* [Written request] Restate the full listing word for word and leave the pictures out.

* [Information supplied]

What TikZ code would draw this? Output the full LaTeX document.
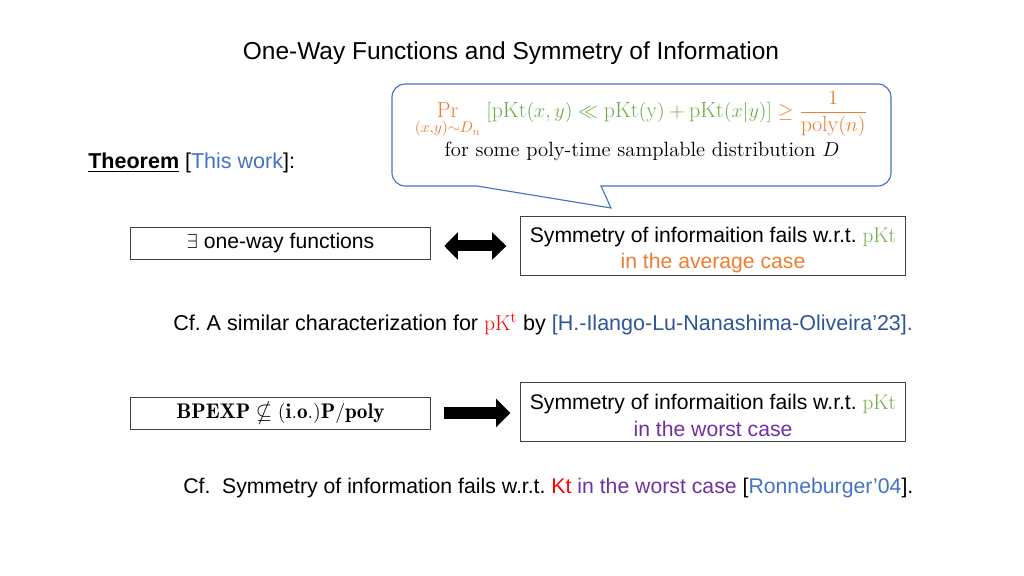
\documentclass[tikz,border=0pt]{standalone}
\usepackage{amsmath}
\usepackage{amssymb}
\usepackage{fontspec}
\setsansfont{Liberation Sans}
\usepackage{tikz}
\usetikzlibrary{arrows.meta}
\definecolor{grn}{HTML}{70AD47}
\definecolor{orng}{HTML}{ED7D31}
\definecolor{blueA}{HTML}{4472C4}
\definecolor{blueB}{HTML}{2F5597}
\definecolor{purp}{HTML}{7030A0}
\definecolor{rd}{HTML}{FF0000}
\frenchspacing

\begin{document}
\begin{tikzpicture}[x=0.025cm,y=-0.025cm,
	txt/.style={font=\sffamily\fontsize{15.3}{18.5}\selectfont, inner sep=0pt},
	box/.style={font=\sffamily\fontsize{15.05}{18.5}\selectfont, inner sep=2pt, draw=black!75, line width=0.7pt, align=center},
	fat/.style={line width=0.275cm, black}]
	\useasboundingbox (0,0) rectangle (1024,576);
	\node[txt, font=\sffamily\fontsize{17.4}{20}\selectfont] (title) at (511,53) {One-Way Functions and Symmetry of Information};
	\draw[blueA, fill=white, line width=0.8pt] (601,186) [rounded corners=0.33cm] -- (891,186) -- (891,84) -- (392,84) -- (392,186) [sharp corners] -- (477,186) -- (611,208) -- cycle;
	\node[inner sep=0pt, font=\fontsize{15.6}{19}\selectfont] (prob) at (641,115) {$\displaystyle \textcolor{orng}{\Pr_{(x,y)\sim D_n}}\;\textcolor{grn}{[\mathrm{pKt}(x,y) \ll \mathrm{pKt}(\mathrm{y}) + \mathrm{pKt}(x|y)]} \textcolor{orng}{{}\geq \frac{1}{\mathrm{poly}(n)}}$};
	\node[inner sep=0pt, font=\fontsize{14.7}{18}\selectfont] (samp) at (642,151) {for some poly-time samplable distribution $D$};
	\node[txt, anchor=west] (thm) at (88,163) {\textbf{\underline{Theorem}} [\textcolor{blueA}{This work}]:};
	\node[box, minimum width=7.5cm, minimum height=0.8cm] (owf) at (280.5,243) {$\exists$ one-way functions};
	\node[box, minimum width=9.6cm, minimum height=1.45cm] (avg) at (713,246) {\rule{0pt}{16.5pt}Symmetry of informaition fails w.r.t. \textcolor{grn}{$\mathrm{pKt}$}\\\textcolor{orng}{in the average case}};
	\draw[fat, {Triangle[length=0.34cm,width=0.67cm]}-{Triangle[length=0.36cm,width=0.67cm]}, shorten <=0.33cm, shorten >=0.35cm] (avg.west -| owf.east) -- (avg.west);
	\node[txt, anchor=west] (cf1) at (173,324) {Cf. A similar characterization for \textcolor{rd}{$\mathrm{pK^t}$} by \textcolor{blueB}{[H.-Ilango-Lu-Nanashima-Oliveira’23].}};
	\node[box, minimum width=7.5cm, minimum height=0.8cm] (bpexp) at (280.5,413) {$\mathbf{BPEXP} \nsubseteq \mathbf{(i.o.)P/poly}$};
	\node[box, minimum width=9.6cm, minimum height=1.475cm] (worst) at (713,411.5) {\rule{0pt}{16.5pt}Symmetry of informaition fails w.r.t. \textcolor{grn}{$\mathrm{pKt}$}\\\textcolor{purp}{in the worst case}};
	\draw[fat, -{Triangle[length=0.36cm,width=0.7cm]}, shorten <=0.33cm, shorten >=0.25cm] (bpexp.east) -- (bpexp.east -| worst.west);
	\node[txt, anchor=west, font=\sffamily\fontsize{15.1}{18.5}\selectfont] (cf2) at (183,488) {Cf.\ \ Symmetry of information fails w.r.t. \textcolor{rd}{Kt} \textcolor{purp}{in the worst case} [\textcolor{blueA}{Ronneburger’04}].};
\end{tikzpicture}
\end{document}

* [Written response]
What TikZ code would draw this? Output the full LaTeX document.
\documentclass[tikz,border=0pt]{standalone}
\usepackage{amsmath}
\usepackage{amssymb}
\usepackage{fontspec}
\setsansfont{Liberation Sans}
\usepackage{tikz}
\usetikzlibrary{arrows.meta}
\definecolor{grn}{HTML}{70AD47}
\definecolor{orng}{HTML}{ED7D31}
\definecolor{blueA}{HTML}{4472C4}
\definecolor{blueB}{HTML}{2F5597}
\definecolor{purp}{HTML}{7030A0}
\definecolor{rd}{HTML}{FF0000}
\frenchspacing

\begin{document}
\begin{tikzpicture}[x=0.025cm,y=-0.025cm,
	txt/.style={font=\sffamily\fontsize{15.3}{18.5}\selectfont, inner sep=0pt},
	box/.style={font=\sffamily\fontsize{15.05}{18.5}\selectfont, inner sep=2pt, draw=black!75, line width=0.7pt, align=center},
	fat/.style={line width=0.275cm, black}]
	\useasboundingbox (0,0) rectangle (1024,576);
	\node[txt, font=\sffamily\fontsize{17.4}{20}\selectfont] (title) at (511,53) {One-Way Functions and Symmetry of Information};
	\draw[blueA, fill=white, line width=0.8pt] (601,186) [rounded corners=0.33cm] -- (891,186) -- (891,84) -- (392,84) -- (392,186) [sharp corners] -- (477,186) -- (611,208) -- cycle;
	\node[inner sep=0pt, font=\fontsize{15.6}{19}\selectfont] (prob) at (641,115) {$\displaystyle \textcolor{orng}{\Pr_{(x,y)\sim D_n}}\;\textcolor{grn}{[\mathrm{pKt}(x,y) \ll \mathrm{pKt}(\mathrm{y}) + \mathrm{pKt}(x|y)]} \textcolor{orng}{{}\geq \frac{1}{\mathrm{poly}(n)}}$};
	\node[inner sep=0pt, font=\fontsize{14.7}{18}\selectfont] (samp) at (642,151) {for some poly-time samplable distribution $D$};
	\node[txt, anchor=west] (thm) at (88,163) {\textbf{\underline{Theorem}} [\textcolor{blueA}{This work}]:};
	\node[box, minimum width=7.5cm, minimum height=0.8cm] (owf) at (280.5,243) {$\exists$ one-way functions};
	\node[box, minimum width=9.6cm, minimum height=1.45cm] (avg) at (713,246) {\rule{0pt}{16.5pt}Symmetry of informaition fails w.r.t. \textcolor{grn}{$\mathrm{pKt}$}\\\textcolor{orng}{in the average case}};
	\draw[fat, {Triangle[length=0.34cm,width=0.67cm]}-{Triangle[length=0.36cm,width=0.67cm]}, shorten <=0.33cm, shorten >=0.35cm] (avg.west -| owf.east) -- (avg.west);
	\node[txt, anchor=west] (cf1) at (173,324) {Cf. A similar characterization for \textcolor{rd}{$\mathrm{pK^t}$} by \textcolor{blueB}{[H.-Ilango-Lu-Nanashima-Oliveira’23].}};
	\node[box, minimum width=7.5cm, minimum height=0.8cm] (bpexp) at (280.5,413) {$\mathbf{BPEXP} \nsubseteq \mathbf{(i.o.)P/poly}$};
	\node[box, minimum width=9.6cm, minimum height=1.475cm] (worst) at (713,411.5) {\rule{0pt}{16.5pt}Symmetry of informaition fails w.r.t. \textcolor{grn}{$\mathrm{pKt}$}\\\textcolor{purp}{in the worst case}};
	\draw[fat, -{Triangle[length=0.36cm,width=0.7cm]}, shorten <=0.33cm, shorten >=0.25cm] (bpexp.east) -- (bpexp.east -| worst.west);
	\node[txt, anchor=west, font=\sffamily\fontsize{15.1}{18.5}\selectfont] (cf2) at (183,488) {Cf.\ \ Symmetry of information fails w.r.t. \textcolor{rd}{Kt} \textcolor{purp}{in the worst case} [\textcolor{blueA}{Ronneburger’04}].};
\end{tikzpicture}
\end{document}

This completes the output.